Diani marked another Flipflopi first with the appointment of ever goodwill brand ambassador of the Fllipflopi project – the uber-talented Kenyan artist, Muthoni Drummer Queen – who has pledged her commitment and support to catalysing the plastic revolution and sharing the message that single-use plastic does not make any sense. Speaking at the Diani event, Muthoni said: “We’re at the beginning of reshaping the conversation…We have to think about how we legislate and enforce and change our use of plastic – but, at the same time, now that it’s here we must think of how we can re-use it for something positive”
Amid the celebration, the real message of the campaign was delivered with local innovators Kwale Plastic Plus Collectors, showing how proper waste management – segregation and collection of different types of waste – should be done by local communities and businesses to help keep the environment pollution free.
Diani highlighted once again the benevolence of our local partners on this expedition – with particular thanks to the ‘Sands at Nomad’ for seamless event organisation and commitment to the project.
Diani in numbers
5 recycling workshops on Precious Plastic
1 st goodwill ambassador - Muthoni Drummer queen
35km sailed between Mombasa and Diani
Shimoni: Education Education Education
From Diani we sailed 42km to Shimoni, our final stop in Kenya before crossing the border. As with every Kenyan community we visited, Shimoni had its own distinct and vibrant character. Shimoni is a historical community – a small archipelago protected by mangroves and coral reefs that depends heavily on local industry and fishing.

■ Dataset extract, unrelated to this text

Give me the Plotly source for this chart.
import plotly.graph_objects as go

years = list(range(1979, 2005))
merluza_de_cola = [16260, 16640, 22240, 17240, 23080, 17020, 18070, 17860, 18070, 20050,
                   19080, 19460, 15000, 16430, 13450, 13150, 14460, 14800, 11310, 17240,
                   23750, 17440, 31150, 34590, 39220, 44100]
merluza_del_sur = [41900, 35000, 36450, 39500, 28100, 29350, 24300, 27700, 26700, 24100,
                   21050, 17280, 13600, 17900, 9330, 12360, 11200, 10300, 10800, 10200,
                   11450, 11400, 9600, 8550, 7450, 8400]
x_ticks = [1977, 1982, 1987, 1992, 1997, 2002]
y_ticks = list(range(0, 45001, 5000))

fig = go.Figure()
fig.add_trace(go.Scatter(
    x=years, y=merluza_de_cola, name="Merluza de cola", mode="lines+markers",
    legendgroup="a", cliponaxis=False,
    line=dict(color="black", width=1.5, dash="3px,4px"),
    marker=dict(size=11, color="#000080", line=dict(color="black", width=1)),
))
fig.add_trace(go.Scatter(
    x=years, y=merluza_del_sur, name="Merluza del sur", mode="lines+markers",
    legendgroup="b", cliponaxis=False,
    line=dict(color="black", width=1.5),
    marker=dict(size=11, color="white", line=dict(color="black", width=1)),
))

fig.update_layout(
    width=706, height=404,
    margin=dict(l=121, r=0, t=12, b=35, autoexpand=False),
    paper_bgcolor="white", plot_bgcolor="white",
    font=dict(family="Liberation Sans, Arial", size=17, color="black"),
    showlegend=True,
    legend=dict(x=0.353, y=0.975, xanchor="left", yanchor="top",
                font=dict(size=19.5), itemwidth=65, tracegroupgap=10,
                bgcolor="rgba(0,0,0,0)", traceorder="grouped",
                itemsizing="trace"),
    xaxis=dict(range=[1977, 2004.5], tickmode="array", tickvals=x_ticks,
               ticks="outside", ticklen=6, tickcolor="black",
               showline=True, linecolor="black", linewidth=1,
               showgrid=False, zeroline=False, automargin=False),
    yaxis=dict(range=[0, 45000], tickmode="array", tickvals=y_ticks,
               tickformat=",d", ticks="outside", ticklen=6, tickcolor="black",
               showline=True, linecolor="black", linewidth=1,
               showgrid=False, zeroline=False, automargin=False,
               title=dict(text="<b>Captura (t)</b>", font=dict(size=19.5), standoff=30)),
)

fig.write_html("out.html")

We were met at the jetty by literally hundreds of primary and secondary school children from 5 different schools in the area – and that marked the start of a 4 hour round-robin of workshops, plastic pollution lessons ‘Flipflopi style’ and boat tours – by the end of the day, we were exhausted but energised, and hopeful that a new generation of schoolchildren had taken away the message that already used plastic can be turned into something valuable.